Known gaps / next steps

  • R5 fence — still pending (operator-deferred). Do before any UNTRUSTED workflow.
  • Package registry (Stage-2) — C1/C5 + any cross-repo @olsitec dep need the Forgejo package registry populated (publish olsicrypto, svelte-common, …). Then docker-build for seaspots-homepage / token-service can be validated end-to-end (npmrc via build-args).
  • Forgejo upgrade — reusable workflows need a newer Forgejo; until then composite actions are the contract (actions/README.md).
  • T15index.ts phase marker still T10-runner; Gate A/B comments; docs/DAY-ZERO-TIMELINE.md.
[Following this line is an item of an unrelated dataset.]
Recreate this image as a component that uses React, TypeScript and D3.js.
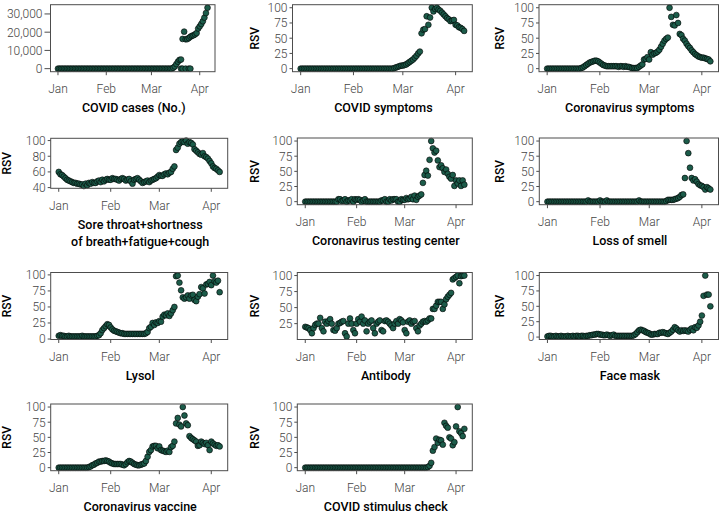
import React from "react";
import * as d3 from "d3";

// ---------- DATA (daily values from Jan 1, 2020) ----------
const START = new Date(2020, 0, 1);
const monthTicks = [new Date(2020, 0, 1), new Date(2020, 1, 1), new Date(2020, 2, 1), new Date(2020, 3, 1)];
const monthLabels = ["Jan", "Feb", "Mar", "Apr"];

const covidCases = [
  0, 0, 0, 0, 0, 0, 0, 0, 0, 0,
  0, 0, 0, 0, 0, 0, 0, 0, 0, 0,
  0, 0, 0, 0, 0, 0, 0, 0, 0, 0,
  0, 0, 0, 0, 0, 0, 0, 0, 0, 0,
  0, 0, 0, 0, 0, 0, 0, 0, 0, 0,
  0, 0, 0, 0, 0, 0, 0, 0, 0, 0,
  0, 0, 0, 0, 0, 0, 0, 0, 0, 0,
  0, 0, 0, 0, 500, 1200, 2500, 3800, 4800, 5000,
  16300, 20300, 16100, 16200, 16800, 17500, 18000, 18300, 18800, 19500,
  22000, 23200, 24500, 26000, 28000, 30500, 33400,
];
const casesExtraDays = [79, 80, 82, 84, 85];
const casesExtraValues = [0, 0, 0, 0, 0];

const covidSymptoms = [
  0, 0, 0, 0, 0, 0, 0, 0, 0, 0,
  0, 0, 0, 0, 0, 0, 0, 0, 0, 0,
  0, 0, 0, 0, 0, 0, 0, 0, 0, 0,
  0, 0, 0, 0, 0, 0, 0, 0, 0, 0,
  0, 0, 0, 0, 0, 0, 0, 0, 0, 0,
  0, 0, 0, 0, 0, 1, 2, 3, 4, 5,
  5, 6, 7, 9, 11, 13, 15, 18, 21, 25,
  28, 58, 64, 65, 86, 72, 84, 100, 94, 98,
  100, 97, 95, 92, 89, 86, 83, 81, 78, 79,
  80, 72, 71, 68, 67, 65, 62,
];

const coronaSymptoms = [
  0, 0, 0, 0, 0, 0, 0, 0, 0, 0,
  0, 0, 0, 0, 0, 0, 0, 0, 0, 0,
  1, 2, 4, 6, 8, 10, 11, 12, 13, 13,
  12, 10, 8, 6, 5, 4, 4, 4, 4, 4,
  4, 4, 3, 4, 4, 3, 4, 3, 3, 2,
  1, 1, 1, 1, 3, 5, 7, 15, 16, 19,
  15, 27, 23, 25, 26, 28, 31, 36, 41, 46,
  49, 51, 100, 85, 72, 71, 88, 75, 57, 55,
  49, 46, 41, 37, 34, 30, 27, 24, 22, 20,
  19, 18, 18, 17, 16, 15, 12,
];

const soreThroat = [
  60, 57, 56, 54, 52, 50, 49, 48, 47, 46,
  46, 45, 45, 44, 44, 42, 45, 43, 46, 45,
  47, 46, 46, 48, 49, 47, 50, 48, 50, 51,
  50, 50, 52, 51, 51, 50, 49, 51, 52, 51,
  49, 50, 51, 48, 45, 50, 51, 52, 50, 48,
  46, 47, 48, 49, 47, 49, 50, 51, 52, 54,
  56, 55, 55, 57, 58, 57, 59, 60, 64, 67,
  88, 91, 96, 98, 99, 98, 100, 96, 98, 97,
  95, 89, 87, 85, 83, 82, 84, 80, 79, 77,
  74, 71, 67, 65, 64, 62, 60,
];

const testingCenter = [
  0, 0, 0, 0, 0, 0, 0, 0, 0, 0,
  0, 0, 0, 0, 0, 0, 0, 0, 0, 0,
  4, 4, 1, 2, 4, 0, 2, 2, 4, 0,
  4, 3, 4, 3, 0, 2, 4, 0, 0, 0,
  0, 0, 0, 0, 0, 0, 2, 2, 4, 0,
  0, 4, 2, 4, 4, 4, 0, 0, 4, 3,
  3, 6, 4, 5, 8, 4, 10, 3, 8, 10,
  12, 31, 44, 51, 43, 69, 100, 88, 81, 84,
  68, 57, 60, 55, 49, 53, 46, 41, 38, 44,
  26, 35, 30, 35, 26, 35, 28,
];

const lossOfSmell = [
  0, 0, 0, 0, 0, 0, 0, 0, 0, 0,
  0, 0, 0, 0, 0, 0, 0, 0, 0, 0,
  0, 0, 0, 0, 2, 0, 0, 0, 0, 0,
  0, 2, 0, 0, 0, 2, 0, 0, 0, 0,
  0, 0, 0, 0, 0, 0, 0, 0, 0, 0,
  0, 0, 0, 0, 2, 0, 0, 0, 0, 0,
  0, 0, 0, 0, 0, 0, 0, 0, 0, 0,
  1, 3, 3, 3, 3, 4, 5, 6, 8, 11,
  12, 39, 100, 80, 56, 39, 35, 37, 33, 29,
  27, 26, 24, 20, 24, 22, 20,
];

const lysol = [
  5, 6, 5, 5, 4, 4, 5, 4, 4, 4,
  4, 4, 4, 4, 5, 4, 4, 4, 4, 4,
  4, 4, 4, 5, 6, 9, 14, 17, 20, 23,
  22, 18, 15, 13, 12, 11, 10, 9, 9, 8,
  8, 8, 8, 8, 8, 8, 8, 8, 8, 8,
  8, 8, 9, 11, 17, 19, 25, 22, 26, 25,
  28, 27, 35, 38, 37, 40, 36, 40, 45, 50,
  98, 99, 88, 76, 65, 63, 65, 68, 63, 68,
  69, 61, 59, 66, 70, 81, 79, 71, 85, 86,
  89, 84, 99, 90, 88, 91, 73,
];

const antibody = [
  20, 19, 18, 15, 10, 18, 23, 25, 25, 34,
  18, 13, 28, 25, 29, 32, 25, 15, 14, 18,
  25, 26, 28, 29, 10, 5, 25, 33, 25, 15,
  10, 25, 32, 28, 36, 25, 30, 13, 25, 28,
  30, 18, 10, 25, 28, 30, 15, 13, 29, 30,
  28, 25, 22, 18, 25, 29, 25, 32, 30, 27,
  15, 10, 28, 30, 25, 28, 29, 18, 13, 22,
  25, 28, 29, 28, 30, 33, 33, 48, 48, 53,
  59, 59, 59, 48, 55, 63, 67, 70, 73, 94,
  96, 98, 100, 88, 99, 100, 100,
];

const faceMask = [
  1, 2, 2, 1, 1, 2, 1, 1, 2, 1,
  1, 1, 2, 1, 1, 2, 1, 2, 2, 1,
  2, 2, 1, 2, 2, 3, 3, 4, 4, 5,
  5, 4, 4, 3, 3, 4, 3, 2, 3, 4,
  2, 2, 2, 2, 2, 2, 2, 2, 2, 2,
  2, 3, 5, 8, 11, 12, 11, 10, 8, 7,
  6, 4, 4, 5, 5, 5, 7, 7, 8, 7,
  6, 5, 7, 9, 12, 16, 14, 11, 9, 11,
  10, 11, 10, 9, 12, 14, 11, 16, 15, 19,
  25, 35, 67, 100, 69, 69, 50,
];

const vaccine = [
  0, 0, 0, 0, 0, 0, 0, 0, 0, 0,
  0, 0, 0, 0, 0, 0, 0, 0, 1, 2,
  4, 5, 7, 8, 10, 10, 11, 11, 12, 11,
  10, 8, 7, 6, 6, 6, 6, 6, 5, 4,
  6, 9, 11, 10, 8, 6, 5, 4, 4, 5,
  6, 7, 11, 18, 26, 29, 35, 36, 36, 32,
  35, 29, 28, 27, 26, 28, 26, 34, 36, 43,
  73, 82, 71, 68, 100, 86, 73, 70, 52, 49,
  47, 45, 43, 36, 37, 43, 41, 39, 41, 37,
  29, 43, 40, 38, 36, 37, 35,
];

const stimulusCheck = [
  0, 0, 0, 0, 0, 0, 0, 0, 0, 0,
  0, 0, 0, 0, 0, 0, 0, 0, 0, 0,
  0, 0, 0, 0, 0, 0, 0, 0, 0, 0,
  0, 0, 0, 0, 0, 0, 0, 0, 0, 0,
  0, 0, 0, 0, 0, 0, 0, 0, 0, 0,
  0, 0, 0, 0, 0, 0, 0, 0, 0, 0,
  0, 0, 0, 0, 0, 0, 0, 0, 0, 0,
  0, 0, 0, 0, 1, 3, 8, 28, 34, 48,
  41, 46, 45, 38, 74, 69, 66, 50, 48, 37,
  42, 68, 100, 60, 57, 52, 64,
];

const caseTicks = [0, 10000, 20000, 30000];
const rsvTicks = [0, 25, 50, 75, 100];
const soreTicks = [40, 60, 80, 100];

// ---------- LAYOUT ----------
type Panel = {
  title: string[];
  values: number[];
  ticks: number[];
  box: [number, number, number, number]; // left, top, right, bottom
  rsvX: number | null;
  tickLen: number;
  extraDays?: number[];
  extraValues?: number[];
};

const R1 = [4.7, 71.7];
const R2 = [138, 204.7];
const R3 = [272.5, 339.5];
const R4 = [404, 470.7];

const panels: Panel[] = [
  { title: ["COVID cases (No.)"], values: covidCases, ticks: caseTicks, box: [50.5, R1[0], 215, R1[1]], rsvX: null, tickLen: 6, extraDays: casesExtraDays, extraValues: casesExtraValues },
  { title: ["COVID symptoms"], values: covidSymptoms, ticks: rsvTicks, box: [292.5, R1[0], 472.3, R1[1]], rsvX: 254.5, tickLen: 3 },
  { title: ["Coronavirus symptoms"], values: coronaSymptoms, ticks: rsvTicks, box: [539, R1[0], 718.5, R1[1]], rsvX: 499.5, tickLen: 3 },
  { title: ["Sore throat+shortness", "of breath+fatigue+cough"], values: soreThroat, ticks: soreTicks, box: [50.7, 138.3, 227.7, 188.3], rsvX: 6.5, tickLen: 3 },
  { title: ["Coronavirus testing center"], values: testingCenter, ticks: rsvTicks, box: [297.3, R2[0], 472.3, R2[1]], rsvX: 254.5, tickLen: 3 },
  { title: ["Loss of smell"], values: lossOfSmell, ticks: rsvTicks, box: [539.3, R2[0], 718.5, R2[1]], rsvX: 499.5, tickLen: 3 },
  { title: ["Lysol"], values: lysol, ticks: rsvTicks, box: [50.7, R3[0], 227.7, R3[1]], rsvX: 6.5, tickLen: 3 },
  { title: ["Antibody"], values: antibody, ticks: rsvTicks, box: [297.3, R3[0], 472.3, R3[1]], rsvX: 254.5, tickLen: 3 },
  { title: ["Face mask"], values: faceMask, ticks: rsvTicks, box: [539.3, R3[0], 718.5, R3[1]], rsvX: 499.5, tickLen: 3 },
  { title: ["Coronavirus vaccine"], values: vaccine, ticks: rsvTicks, box: [50.7, R4[0], 227.7, R4[1]], rsvX: 6.5, tickLen: 3 },
  { title: ["COVID stimulus check"], values: stimulusCheck, ticks: rsvTicks, box: [297.3, R4[0], 472.3, R4[1]], rsvX: 254.5, tickLen: 3 },
];

const FONT = "Roboto, 'DejaVu Sans', sans-serif";
const DOT_FILL = "#1c5c4a";
const AXIS_COL = "#4d4d4d";
const TICK_TEXT = "#444444";

function PanelView({ p }: { p: Panel }) {
  const [l, t, r, b] = p.box;
  const n = p.values.length;
  const lastDay = d3.timeDay.offset(START, n - 1);
  const span = +lastDay - +START;
  const x = d3
    .scaleTime()
    .domain([new Date(+START - 0.05 * span), new Date(+lastDay + 0.05 * span)])
    .range([l, r]);
  const all = p.values.concat(p.extraValues || []);
  const [mn, mx] = d3.extent(all) as [number, number];
  const pad = (mx - mn) * 0.05;
  const y = d3.scaleLinear().domain([mn - pad, mx + pad]).range([b, t]);
  const fmt = mx > 1000 ? d3.format(",") : d3.format("d");

  const points = p.values.map((v, i) => ({ d: d3.timeDay.offset(START, i), v }));
  const extras = (p.extraDays || []).map((dd, i) => ({ d: d3.timeDay.offset(START, dd), v: (p.extraValues || [])[i] }));

  const yTicks = p.ticks.filter((tk) => tk >= y.domain()[0] && tk <= y.domain()[1]);
  const cx = (l + r) / 2;

  return (
    <g>
      {points.concat(extras).map((pt, i) => (
        <circle key={i} cx={x(pt.d)} cy={y(pt.v)} r={2.9} fill={DOT_FILL} stroke="#000" strokeWidth={0.6} />
      ))}
      <rect x={l} y={t} width={r - l} height={b - t} fill="none" stroke={AXIS_COL} strokeWidth={1} />
      {yTicks.map((tk) => (
        <g key={"y" + tk}>
          <line x1={l - p.tickLen} x2={l} y1={y(tk)} y2={y(tk)} stroke={AXIS_COL} strokeWidth={1} />
          <text x={l - p.tickLen - 2} y={y(tk)} dy="0.36em" textAnchor="end" fontSize={12} fontWeight={300} fill={TICK_TEXT} fontFamily={FONT}>
            {fmt(tk)}
          </text>
        </g>
      ))}
      {monthTicks.map((m, i) => (
        <g key={"x" + i}>
          <line x1={x(m)} x2={x(m)} y1={b} y2={b + 3.5} stroke={AXIS_COL} strokeWidth={1} />
          <text x={x(m)} y={b + 21.5} textAnchor="middle" fontSize={12} fontWeight={300} fill={TICK_TEXT} fontFamily={FONT}>
            {monthLabels[i]}
          </text>
        </g>
      ))}
      {p.rsvX !== null && (
        <text
          transform={`translate(${p.rsvX},${(t + b) / 2}) rotate(-90)`}
          dy="0.36em"
          textAnchor="middle"
          fontSize={12}
          fontWeight={500}
          fill="#000"
          fontFamily={FONT}
        >
          RSV
        </text>
      )}
      {p.title.map((line, i) => (
        <text key={"t" + i} x={cx + 1} y={b + 40.7 + i * 16.7} textAnchor="middle" fontSize={12.5} fontWeight={500} fill="#000" fontFamily={FONT}>
          {line}
        </text>
      ))}
    </g>
  );
}

export default function App() {
  return (
    <svg
      width={720}
      height={516}
      viewBox="0 0 720 516"
      style={{ position: "absolute", left: 0, top: 0, background: "#fff" }}
    >
      <rect x={0} y={0} width={720} height={516} fill="#fff" />
      {panels.map((p, i) => (
        <PanelView key={i} p={p} />
      ))}
    </svg>
  );
}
  • Hardening — pin floating refs (IMAGE_REGISTRY PIN_DIGEST, IMAGE_RUSTFS latest, IMAGE_CI tag); pre-bake pulumi plugins into foundation-ci to drop preview's per-run auto-install; register in Olsitec MCP (D6). VM sshd MaxStartups before refresh-in-CI.

Operating mode for next session: HIGH-RISK / INFRA (remote VM, Docker, secrets).